The woman in question is maybe six inches shorter than me, buck ass naked, much larger breasted, and in fairly good shape for being so skinny. She's folded completely in half, still standing. The music is mid- to late-80's rock. Apparently I belong to the club's target market, or would have had I been a straight boy.

I say Yeah, well. Not all that many women are feminine like she is, oddly enough. He says Your face has the characteristics of both woman and man. I say Most people's do. He says What kind of genitals do you have? and I say That's an awfully personal question. He says I know but have you had an operation? A penis or a vagina? And I say It's not like that for me. We need to modify the lexicon before I can accurately talk about what's between my legs. Okay, so maybe now I'm just bragging. I say Think about intersex conditions. The clitoris, the penis, it's pretty much the same organ, and this is what you have to understand about me.

He says I want you to promise me something and I say I'm not promising you anything before you ask the question. He says I want to see you naked. I say That wasn't phrased in the form of a question; there's no promise there. I watch this hilarious woman pull a fake lily through her g-string, alternately making it stand and wilt. She's an absolute riot, probably my age or older. I tell him I'm not going to be your freakshow.

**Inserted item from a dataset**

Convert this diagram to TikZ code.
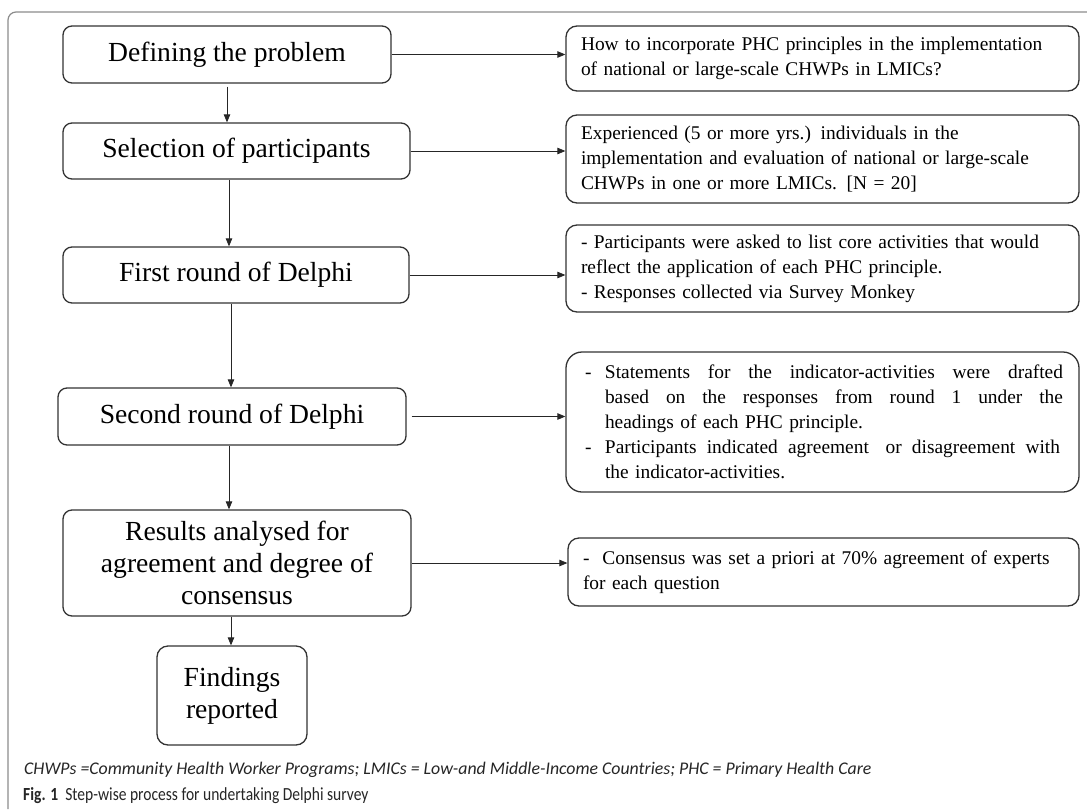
\documentclass[tikz,border=0pt]{standalone}
\usepackage{fontspec}
\setmainfont{Liberation Serif}
\newfontfamily\capfont{Carlito}
\usetikzlibrary{arrows.meta}
\begin{document}
\begin{tikzpicture}[x=1pt,y=-1pt,
  lbox/.style={draw=black!80, line width=1.3pt, rounded corners=9pt, align=center, inner sep=0pt, font=\fontsize{27.6}{32}\selectfont},
  rbox/.style={draw=black!80, line width=1.3pt, rounded corners=11pt, align=left, inner sep=0pt, font=\fontsize{19.4}{25}\selectfont, minimum width=513pt, text width=483pt},
  arr/.style={draw=black!85, line width=0.8pt, -{Triangle[length=8pt,width=6.5pt]}},
  framestyle/.style={draw=black!45, line width=1.2pt, rounded corners=8pt},
  captext/.style={anchor=west, inner sep=0pt, text=black!85}
]
\useasboundingbox (0,0) rectangle (1087,809);
\fill[white] (0,0) rectangle (1087,809);
\draw[framestyle] (8,809) -- (8,12) -- (1087,12);

% left column
\node[lbox, minimum width=328pt, minimum height=57pt] (b1) at (227,54.5) {Defining the problem};
\node[lbox, minimum width=347pt, minimum height=56pt] (b2) at (236.5,151) {Selection of participants};
\node[lbox, minimum width=346pt, minimum height=56pt] (b3) at (236,275) {First round of Delphi};
\node[lbox, minimum width=348pt, minimum height=57pt] (b4) at (232,416.5) {Second round of Delphi};
\node[lbox, minimum width=348pt, minimum height=106pt] (b5) at (237,563) {Results analysed for\\agreement and degree of\\consensus};
\node[lbox, rounded corners=11pt, minimum width=150pt, minimum height=99pt] (b6) at (232,695.5) {Findings\\reported};

% right column
\node[rbox, minimum height=65pt] (r1) at (822.5,58.5) {\mbox{How to incorporate PHC principles in the implementation}\\\mbox{of national or large-scale CHWPs in LMICs?}};
\node[rbox, minimum height=88pt] (r2) at (822.5,159) {\mbox{Experienced (5 or more yrs.) individuals in the}\\\mbox{implementation and evaluation of national or large-scale}\\\mbox{CHWPs in one or more LMICs. [N = 20]}};
\node[rbox, minimum height=87pt] (r3) at (822.5,268.5) {\mbox{- Participants were asked to list core activities that would}\\\mbox{reflect the application of each PHC principle.}\\\mbox{- Responses collected via Survey Monkey}};
\node[rbox, rounded corners=16pt, minimum height=140pt] (r4) at (822.5,422) {%
\leavevmode\hbox to 24pt{\hspace*{4pt}-\hfil}\hbox to 458pt{Statements\hfill for\hfill the\hfill indicator-activities\hfill were\hfill drafted}\\
\hspace*{24pt}\hbox to 458pt{based\hfill on\hfill the\hfill responses\hfill from\hfill round\hfill 1\hfill under\hfill the}\\
\hspace*{24pt}\mbox{headings of each PHC principle.}\\
\leavevmode\hbox to 24pt{\hspace*{4pt}-\hfil}\hbox to 455pt{Participants\hfill indicated\hfill agreement\hfill\ or\hfill disagreement\hfill with}\\
\hspace*{24pt}\mbox{the indicator-activities.}};
\node[rbox, minimum width=511pt, text width=481pt, minimum height=68pt] (r5) at (823.5,572) {\mbox{-\ \ Consensus was set a priori at 70\% agreement of experts}\\\mbox{for each question}};

% arrow x positions
\coordinate (x2) at (229,0);
\coordinate (x3) at (231,0);
\coordinate (x4) at (229,0);
\coordinate (x5) at (231,0);

% vertical arrows
\draw[arr] ([yshift=-3pt]b1.south) -- (b1.south |- b2.north);
\draw[arr] (b2.south -| x2) -- (b3.north -| x2);
\draw[arr] (b3.south -| x3) -- (b4.north -| x3);
\draw[arr] (b4.south -| x4) -- (b5.north -| x4);
\draw[arr] (b5.south -| x5) -- (b6.north -| x5);

% horizontal arrows
\draw[arr] (b1.east) -- (b1.east -| r1.west);
\draw[arr] (b2.east) -- (b2.east -| r2.west);
\draw[arr] (b3.east) -- (b3.east -| r3.west);
\draw[arr] ([xshift=5pt]b4.east) -- (b4.east -| r4.west);
\draw[arr] (b5.east) -- (b5.east -| r5.west);

% captions
\node[captext, font=\capfont\itshape\fontsize{17.8}{20}\selectfont] (cap1) at (24,770) {CHWPs =Community Health Worker Programs; LMICs = Low-and Middle-Income Countries; PHC = Primary Health Care};
\node[captext, font=\capfont\fontsize{18.5}{20}\selectfont] (cap2) at (23,796) {\scalebox{0.84}[1]{\textbf{Fig. 1}\ \ Step-wise process for undertaking Delphi survey}};
\end{tikzpicture}
\end{document}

No he says I'm interested. I've never seen a...person like yourself. Maybe if I do this I can start figuring out a way to send myself out to conferences and bestow CMEs on doctors who are interested in seeing me naked, like a peepshow with labcoats and a catered buffet. We sit there a while more while we finish the food and talk. I toss down the rest of my drink and tell him I'm ready to go.

So we get up to his hotel room and I'm still in my work clothes; ancient khakis (which are, more accurately, the color of sand) and company-logo buttondown. Sweaty from the humid day. Perhaps if I had a stomach flu, I might feel a little less attractive. We establish that neither one of us had condoms, and neither one of us is going to go find any. I remind him about unsafe sex. I start stripping: khakis, shirt, socks, bra, undies. Slow, but not sultry. He's fascinated, but staying dressed. Well, if that's the way it's gonna be I think. He wants to see a naked transsexual, he's going to see a naked transsexual. We sit and talk a while about safe sex -- my new favorite subject -- and he starts reinterpreting my body aloud. He says You should work out, and you would be so much happier if you saved up five thousand dollars and got breast augmentation as if it was that easy and I say I bet you'd be happier for me. He seems disappointed that my genitals are not less normal in appearance. He leans back on his bed. Maybe he's had enough. I settle into the chair, naked as you please, and feeling better about it by the moment. He tells me I need to see a doctor about any potenial feminized organs (in case they are cancerous) and that I should get surgeries. I thank him for the advice and wish out loud for money to fall down from heaven. It never comes, and neither do we.

I get dressed, having fulfilled my free freakshow duty. He asks me to call him later, which I of course don’t do. I head back to my bed and breakfast to sleep in the big soft bed, still wearing my genitals and my breasts and sleep comfortably knowing that letdowns really hurt most when the teasing convinces you that something imagined is actually real.